Il boom degli acquisti dietro la corsa dei prezzi
Il risultato di questi afflussi è una posizione patrimoniale netta negativa per gli Usa, pari a 26mila miliardi di dollari. L’attacco al sistema attraverso l’uso dei dazi, secondo l’esperto, potrebbe innescare massicci rimpatri di capitali, proprio mentre crescono dubbi sulla solidità degli asset in dollari e sulle prospettive economiche Usa. In assenza di valide alternative, Luke prevede che l’oro possa trarre grande vantaggio da questa nuova dinamica. Dall’inizio del 2024, l’oro è rincarato di oltre mille dollari, toccando i 3.150 lo scorso aprile. Questo rialzo è sostenuto dalla crescente domanda delle Banche centrali e anche dall’impennata degli acquisti da parte degli investitori globali. Di riflesso, i prezzi potrebbero salire ancora sensibilmente, poiché l’offerta di oro – in particolare quella proveniente dalle miniere, ferma ai livelli del 2018 – non è in grado di crescere nel breve termine.

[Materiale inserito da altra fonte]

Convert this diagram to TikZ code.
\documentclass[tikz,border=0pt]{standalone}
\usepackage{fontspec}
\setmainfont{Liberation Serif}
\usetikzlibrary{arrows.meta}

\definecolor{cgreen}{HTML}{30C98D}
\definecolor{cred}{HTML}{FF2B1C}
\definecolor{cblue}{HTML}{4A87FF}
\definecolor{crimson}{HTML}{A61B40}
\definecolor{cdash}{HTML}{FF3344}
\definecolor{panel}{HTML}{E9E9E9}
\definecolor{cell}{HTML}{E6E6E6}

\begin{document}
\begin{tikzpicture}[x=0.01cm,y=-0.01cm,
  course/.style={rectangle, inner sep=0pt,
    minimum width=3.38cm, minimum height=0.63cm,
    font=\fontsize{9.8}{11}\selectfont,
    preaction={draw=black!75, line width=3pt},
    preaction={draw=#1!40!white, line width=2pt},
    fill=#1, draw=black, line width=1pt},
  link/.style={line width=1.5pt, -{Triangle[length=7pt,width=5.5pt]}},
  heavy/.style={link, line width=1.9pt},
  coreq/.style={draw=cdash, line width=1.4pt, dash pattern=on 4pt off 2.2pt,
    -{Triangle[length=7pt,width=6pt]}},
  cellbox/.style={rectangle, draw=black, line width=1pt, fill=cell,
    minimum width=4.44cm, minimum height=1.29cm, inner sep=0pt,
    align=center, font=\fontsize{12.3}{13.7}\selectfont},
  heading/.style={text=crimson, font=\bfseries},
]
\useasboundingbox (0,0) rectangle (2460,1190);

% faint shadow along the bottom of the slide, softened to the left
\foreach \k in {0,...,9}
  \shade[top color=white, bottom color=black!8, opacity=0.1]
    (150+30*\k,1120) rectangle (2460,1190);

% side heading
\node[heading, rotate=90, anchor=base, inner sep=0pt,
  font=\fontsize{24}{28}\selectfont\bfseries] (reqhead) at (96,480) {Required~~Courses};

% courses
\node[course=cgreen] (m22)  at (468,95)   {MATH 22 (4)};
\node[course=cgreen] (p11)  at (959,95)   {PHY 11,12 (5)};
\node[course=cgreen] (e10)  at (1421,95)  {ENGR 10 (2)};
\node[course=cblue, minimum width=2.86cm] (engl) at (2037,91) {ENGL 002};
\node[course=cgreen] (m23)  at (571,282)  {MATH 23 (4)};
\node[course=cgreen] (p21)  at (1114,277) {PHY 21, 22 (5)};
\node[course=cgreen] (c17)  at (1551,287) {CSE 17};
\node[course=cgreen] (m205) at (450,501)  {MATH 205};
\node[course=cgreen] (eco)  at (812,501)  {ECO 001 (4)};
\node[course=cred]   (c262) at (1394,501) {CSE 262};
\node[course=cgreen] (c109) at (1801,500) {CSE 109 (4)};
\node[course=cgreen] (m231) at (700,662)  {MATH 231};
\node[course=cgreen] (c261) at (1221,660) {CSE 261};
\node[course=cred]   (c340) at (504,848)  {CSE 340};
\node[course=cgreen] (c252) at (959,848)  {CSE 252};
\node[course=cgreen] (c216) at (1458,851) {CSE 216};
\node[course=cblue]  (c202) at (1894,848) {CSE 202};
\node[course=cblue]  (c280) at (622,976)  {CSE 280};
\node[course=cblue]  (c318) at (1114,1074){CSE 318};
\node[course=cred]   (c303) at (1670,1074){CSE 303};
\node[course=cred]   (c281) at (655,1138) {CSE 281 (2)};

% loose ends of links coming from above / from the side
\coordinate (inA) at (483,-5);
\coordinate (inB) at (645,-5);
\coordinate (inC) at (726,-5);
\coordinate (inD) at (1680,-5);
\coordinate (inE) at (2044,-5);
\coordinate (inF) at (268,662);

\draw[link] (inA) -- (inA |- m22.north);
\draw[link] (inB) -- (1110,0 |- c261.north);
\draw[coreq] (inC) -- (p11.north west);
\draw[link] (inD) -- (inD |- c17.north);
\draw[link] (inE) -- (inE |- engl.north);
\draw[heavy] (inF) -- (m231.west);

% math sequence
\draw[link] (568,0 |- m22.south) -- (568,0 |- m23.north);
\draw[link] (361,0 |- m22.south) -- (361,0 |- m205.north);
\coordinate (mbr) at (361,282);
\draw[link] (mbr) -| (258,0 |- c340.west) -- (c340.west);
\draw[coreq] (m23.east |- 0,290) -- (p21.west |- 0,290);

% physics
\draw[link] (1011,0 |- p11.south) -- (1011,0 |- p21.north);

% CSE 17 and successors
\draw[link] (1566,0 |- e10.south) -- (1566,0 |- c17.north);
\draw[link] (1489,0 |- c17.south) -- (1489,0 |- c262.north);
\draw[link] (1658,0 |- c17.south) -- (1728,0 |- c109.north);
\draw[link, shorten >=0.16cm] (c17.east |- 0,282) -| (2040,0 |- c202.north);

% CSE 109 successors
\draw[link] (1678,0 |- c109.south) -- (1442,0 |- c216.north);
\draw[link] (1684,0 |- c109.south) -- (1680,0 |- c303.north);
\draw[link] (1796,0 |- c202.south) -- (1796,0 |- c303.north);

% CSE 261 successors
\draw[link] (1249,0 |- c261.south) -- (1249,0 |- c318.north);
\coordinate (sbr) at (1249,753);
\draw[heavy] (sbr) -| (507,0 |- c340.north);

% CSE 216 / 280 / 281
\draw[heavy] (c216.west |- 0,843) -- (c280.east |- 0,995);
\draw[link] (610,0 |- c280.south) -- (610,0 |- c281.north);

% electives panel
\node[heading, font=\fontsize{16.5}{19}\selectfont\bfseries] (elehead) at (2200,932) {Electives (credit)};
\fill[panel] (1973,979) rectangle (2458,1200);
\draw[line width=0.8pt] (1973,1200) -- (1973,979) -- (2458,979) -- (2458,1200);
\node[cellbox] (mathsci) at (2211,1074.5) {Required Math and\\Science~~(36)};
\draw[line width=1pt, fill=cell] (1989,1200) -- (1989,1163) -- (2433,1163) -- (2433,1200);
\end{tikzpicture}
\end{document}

La prospettiva prudente dell’oro a 5mila dollari
Vedere l’oro a 5.000 dollari entro fine decennio, ipotesi un tempo ambiziosa, appare quindi sempre più realistica, se non addirittura prudente. L’attuale livello, conclude Luke, dovrebbe tradursi in una crescita significativa degli utili e dei flussi di cassa per le società minerarie aurifere. Tuttavia, nonostante questo, gli investitori hanno ridotto drasticamente la loro esposizione ai fondi passivi legati all’oro, con deflussi record di 2,4 miliardi di dollari solo nel primo trimestre 2025. Paradossalmente, questo segnale negativo dal punto di vista del sentiment potrebbe rivelarsi un’indicazione positiva per il potenziale di rimbalzo. A differenza di altre materie prime, l’oro sta salendo non per dinamiche industriali, ma per la sua funzione di bene rifugio. Questo si traduce per i produttori in margini operativi eccezionali, anche grazie alla stabilizzazione dei costi.